Probability Amplitude Maxwell's Equations

1. Jan 27, 2014

Bashyboy

Hello Everyone,

I am currently reading page 20 of Townsend's Quantum Physics book. Here are a few sentences that I am unsure of:

"In general, the magnitude and phase of the probability amplitude are determined from first principles by solving Maxwell's equations. In free space, these equations can be reduced to the wave equation (1.9)."

Equation (1.9) is $\displaystyle \frac{\partial^2 E}{\partial x^2} - \frac{1}{c^2} \frac{\partial^2 E}{\partial t^2} = 0$

What are these first principles to which the author alludes; and which equations can be reduced to equation (1.9)?

2. Jan 27, 2014

Jilang

3. Jan 27, 2014

Bashyboy

I may be mistaken, but in the link you provided, Jilang, I don't see the probability amplitude being determined from the first principles. In fact, I searched for the word "probability" on the page, and nothing came up.

4. Jan 27, 2014

Jilang

Ah I see what you mean. I always assumed the magnitude of E was equivalent to the amplitude of finding a photon there. Is that not right?

5. Jan 27, 2014

Bashyboy

I am not sure. That's why I am asking the question. Even though the webpage wasn't originally what I was looking for, I thank you for the link; it looks rather interesting, and I may read it tonight.

6. Jan 27, 2014

WannabeNewton

What's "there"? A given mode of the electromagnetic field? If you're doing QFT then $E$ and $B$ are operator fields whose coefficients are creation and annihilation operators corresponding to different modes (harmonic oscillators) and polarizations of the electromagnetic field; the creation operators generate photon states of different momenta. When such states are in eigenstates of the number operator the relative fluctuations of the electromagnetic field are quite contentious. Coherent states OTOH, wherein the relative fluctuations aren't contentious in the appropriate limit, provide a nice probability distribution for photon number in a given mode. This is all discussed very nicely in chapter 19 of Ballentine and every book on QED.

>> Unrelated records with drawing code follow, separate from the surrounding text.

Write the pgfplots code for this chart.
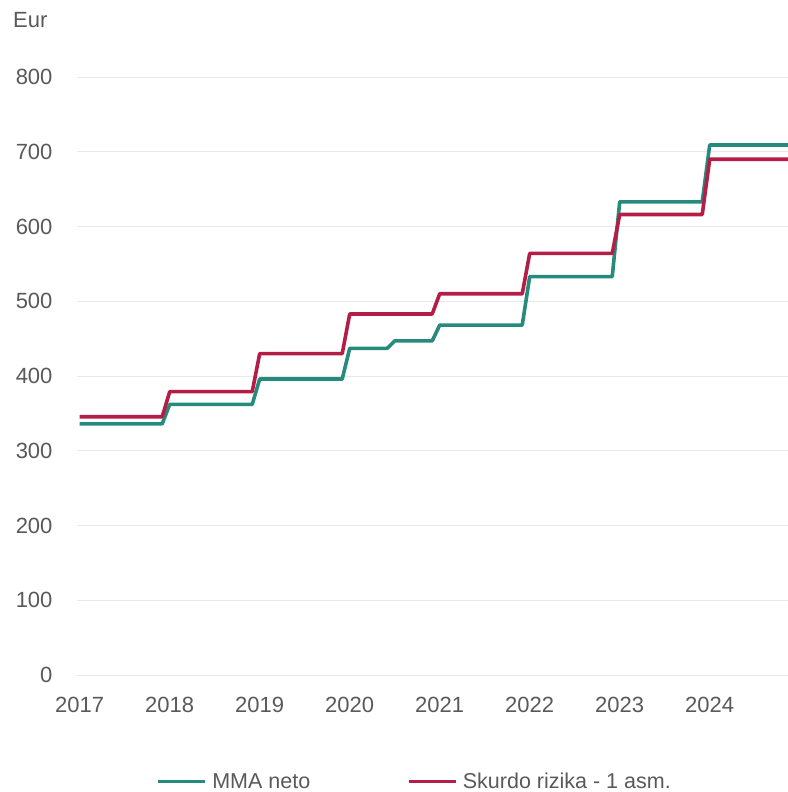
\documentclass[border=0pt]{standalone}
\usepackage{pgfplots}
\pgfplotsset{compat=1.18}
\usepackage{fontspec}
\setmainfont{Liberation Sans}
\definecolor{mmagreen}{RGB}{38,138,124}
\definecolor{skred}{RGB}{180,30,70}
\definecolor{txt}{RGB}{89,89,89}
\definecolor{gridc}{RGB}{232,232,232}
\begin{document}
\begin{tikzpicture}
\path[use as bounding box] (0pt,0pt) rectangle (787pt,792pt);
\node[anchor=west, text=txt, inner sep=0pt, font=\fontsize{22}{26}\selectfont] at (13pt,772pt) {Eur};
\begin{axis}[
  at={(77pt,117pt)}, anchor=south west,
  scale only axis, width=711pt, height=598pt,
  xmin=2016.97, xmax=2024.87, ymin=0, ymax=800,
  axis line style={draw=none},
  ytick={0,100,...,800}, xtick={2017,...,2024},
  ymajorgrids, grid style={gridc, line width=0.8pt},
  major tick length=0pt,
  /pgf/number format/assume math mode=true,
  /pgf/number format/1000 sep={},
  ticklabel style={text=txt, font=\fontsize{22}{26}\selectfont},
  yticklabel style={anchor=east, xshift=-21pt},
  xticklabel style={anchor=north, yshift=-19pt},
  clip=true,
  legend columns=2,
  legend style={at={(axis description cs:0.475,0)}, anchor=center, yshift=-106.5pt,
    draw=none, fill=none, text=txt, font=\fontsize{21.5}{25}\selectfont,
    /tikz/every even column/.append style={column sep=95pt}, inner xsep=0pt, inner ysep=0pt},
  legend image code/.code={\draw[#1] (0pt,0pt) -- (47pt,0pt);},
  every axis plot/.append style={line width=3.6pt, line join=round},
]
\addplot[mmagreen] coordinates {
(2017,336) (2017.917,336) (2018,362) (2018.917,362) (2019,396) (2019.917,396)
(2020,437) (2020.417,437) (2020.5,447) (2020.917,447) (2021,468) (2021.917,468)
(2022,533) (2022.917,533) (2023,633) (2023.917,633) (2024,709) (2024.917,709)};
\addlegendentry{\hspace{3pt}MMA neto}
\addplot[skred] coordinates {
(2017,345.5) (2017.917,345.5) (2018,379) (2018.917,379) (2019,430) (2019.917,430)
(2020,483) (2020.917,483) (2021,510) (2021.917,510) (2022,564) (2022.917,564)
(2023,616) (2023.917,616) (2024,690) (2024.917,690)};
\addlegendentry{\hspace{3pt}Skurdo rizika - 1 asm.}
\end{axis}
\end{tikzpicture}
\end{document}
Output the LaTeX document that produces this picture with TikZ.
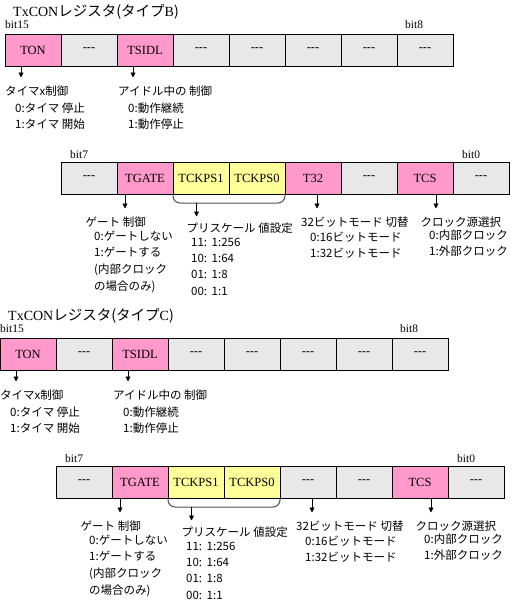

OP, could you perhaps give more context from the book? You said it's a QM book not a QFT book and if it's only 20 pages in then presumably it's talking about the classical electromagnetic field so more context would help.

7. Jan 28, 2014

Staff Emeritus
Please stay on topic, everyone. A number of off-topic posts were made and had to be removed.

8. Jan 28, 2014

PhilDSP

9. Jan 28, 2014

vanhees71

I hope this is not also off-topic, but it must be stressed very clearly that for photons the idea the classical electromagnetic field $(\vec{E},\vec{B})$ is interpretable as something like a probability amplitude. This is wrong from the very beginning! There is no such single-particle interpretation of "wave functions" for relativistic particles that leads to a consistent quantum theory. This fails, because in relativistic quantum theory you necessarily end up with a many-particle theory, and that's what's also well established by observations nowadays: In scattering processes at relativistic energies there's also the possibility that particles (or photons for that matter which are addtionally special because they are massless) are created and/or destroyed.

That's why the most appropriate formulation of relativistic quantum theory is in terms of a quantum field theory.

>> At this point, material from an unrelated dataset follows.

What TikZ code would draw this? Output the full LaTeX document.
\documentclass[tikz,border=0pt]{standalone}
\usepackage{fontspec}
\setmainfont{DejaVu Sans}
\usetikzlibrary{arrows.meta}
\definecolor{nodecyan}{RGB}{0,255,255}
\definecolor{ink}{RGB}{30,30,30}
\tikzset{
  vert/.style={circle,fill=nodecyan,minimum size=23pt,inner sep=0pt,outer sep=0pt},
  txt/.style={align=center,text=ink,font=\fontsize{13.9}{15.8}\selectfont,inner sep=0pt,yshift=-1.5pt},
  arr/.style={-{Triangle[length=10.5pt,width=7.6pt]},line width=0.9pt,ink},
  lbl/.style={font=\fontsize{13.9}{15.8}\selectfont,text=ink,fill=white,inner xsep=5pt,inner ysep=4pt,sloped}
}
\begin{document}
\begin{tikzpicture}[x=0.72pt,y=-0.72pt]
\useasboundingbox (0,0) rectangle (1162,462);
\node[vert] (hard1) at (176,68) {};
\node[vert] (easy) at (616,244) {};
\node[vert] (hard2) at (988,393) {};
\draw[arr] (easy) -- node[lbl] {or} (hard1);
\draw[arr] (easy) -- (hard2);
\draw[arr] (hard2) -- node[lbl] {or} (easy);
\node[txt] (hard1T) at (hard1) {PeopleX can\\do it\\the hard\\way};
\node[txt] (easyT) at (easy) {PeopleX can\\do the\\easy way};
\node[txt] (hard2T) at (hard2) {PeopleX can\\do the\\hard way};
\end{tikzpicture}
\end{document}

In addition to this general remarks on relativistic quantum theory for massless particles with spin $s \geq 1$ there is not even a position operator defined in the full sense as it is for massive particles of any spin. So it is not even possible to unambiguously define what you mean by "position of a photon" in the strict sense, and thus to talk about the probability to find a photon at a certain place is somewhat problematic.